(What is asked): Skip all pictures, then copy the lines from the start of the data through the line with "plt.rcParams['font.family'] = ['Liberation", keeping both ends.
++++++++++++++++++++
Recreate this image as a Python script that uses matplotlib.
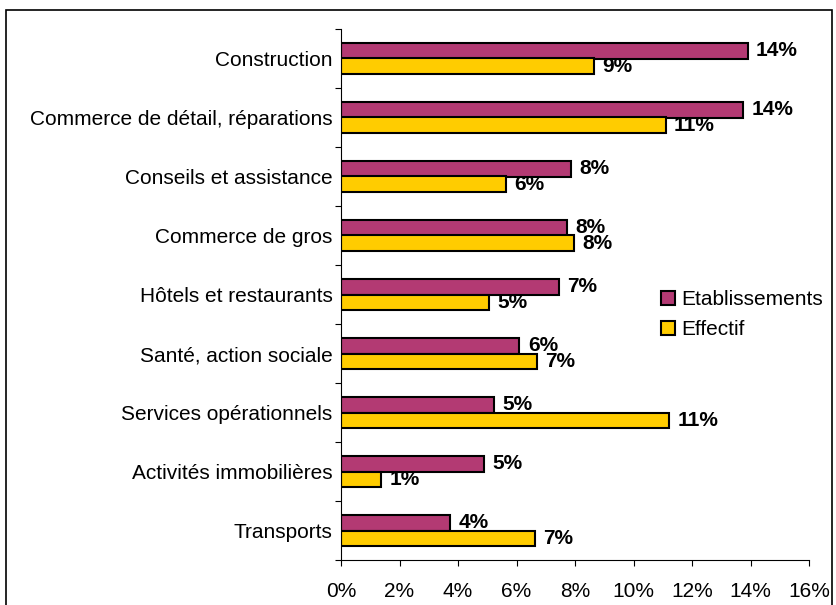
import matplotlib
matplotlib.use("Agg")
import matplotlib.pyplot as plt
import numpy as np
from matplotlib.patches import Rectangle

plt.rcParams['font.family'] = ['Liberation Sans', 'DejaVu Sans']

categories = ["Construction", "Commerce de détail, réparations", "Conseils et assistance",
              "Commerce de gros", "Hôtels et restaurants", "Santé, action sociale",
              "Services opérationnels", "Activités immobilières", "Transports"]
etablissements = [13.9, 13.75, 7.87, 7.73, 7.44, 6.1, 5.24, 4.9, 3.73]
effectif = [8.66, 11.1, 5.65, 7.97, 5.06, 6.7, 11.23, 1.37, 6.62]
etab_labels = ["14%", "14%", "8%", "8%", "7%", "6%", "5%", "5%", "4%"]
eff_labels = ["9%", "11%", "6%", "8%", "5%", "7%", "11%", "1%", "7%"]
xticks = [0, 2, 4, 6, 8, 10, 12, 14, 16]

W, H = 836, 605
fig = plt.figure(figsize=(W / 100, H / 100), dpi=100)
ax = fig.add_axes([341 / W, 1 - 560 / H, (809 - 341) / W, (560 - 29) / H])

n = len(categories)
y = np.arange(n)[::-1].astype(float)
h = 0.27
c1, c2 = '#B33A73', '#FFCC00'
ax.barh(y + h / 2, etablissements, height=h, color=c1, edgecolor='black', linewidth=1.5,
        label='Etablissements')
ax.barh(y - h / 2, effectif, height=h, color=c2, edgecolor='black', linewidth=1.5,
        label='Effectif')

for yi, v, t in zip(y, etablissements, etab_labels):
    ax.annotate(t, (v, yi + h / 2), xytext=(6, 0), textcoords='offset points',
                va='center', ha='left', fontsize=15, fontweight='bold')
for yi, v, t in zip(y, effectif, eff_labels):
    ax.annotate(t, (v, yi - h / 2), xytext=(6, 0), textcoords='offset points',
                va='center', ha='left', fontsize=15, fontweight='bold')

ax.set_xlim(0, 16)
ax.set_ylim(-0.5, n - 0.5)
ax.set_xticks(xticks)
ax.set_xticklabels([f"{v}%" for v in xticks], fontsize=15)
ax.set_yticks(y)
ax.set_yticklabels(categories, fontsize=15)
ax.yaxis.set_minor_locator(matplotlib.ticker.FixedLocator(np.arange(-0.5, n, 1.0)))
ax.tick_params(axis='y', which='major', length=0, pad=6)
ax.tick_params(axis='y', which='minor', length=4, width=0.8, direction='out')
ax.tick_params(axis='x', which='major', length=4, width=0.8, direction='out', pad=12)
for s in ['top', 'right']:
    ax.spines[s].set_visible(False)
for s in ['left', 'bottom']:
    ax.spines[s].set_linewidth(0.8)

ax.legend(loc='center left', bbox_to_anchor=(0.662, 0.462), frameon=False, fontsize=15,
          handlelength=0.65, handleheight=0.65, handletextpad=0.3, labelspacing=0.5,
          borderpad=0)

fig.patches.append(Rectangle((6 / W, -0.05), (832 - 6) / W, 1.05 - 10 / H,
                             transform=fig.transFigure, fill=False, edgecolor='black',
                             linewidth=1.2))

fig.savefig("out.png", dpi=100)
++++++++++++++++++++
(The answer):
Recreate this image as a Python script that uses matplotlib.
import matplotlib
matplotlib.use("Agg")
import matplotlib.pyplot as plt
import numpy as np
from matplotlib.patches import Rectangle

plt.rcParams['font.family'] = ['Liberation Sans', 'DejaVu Sans']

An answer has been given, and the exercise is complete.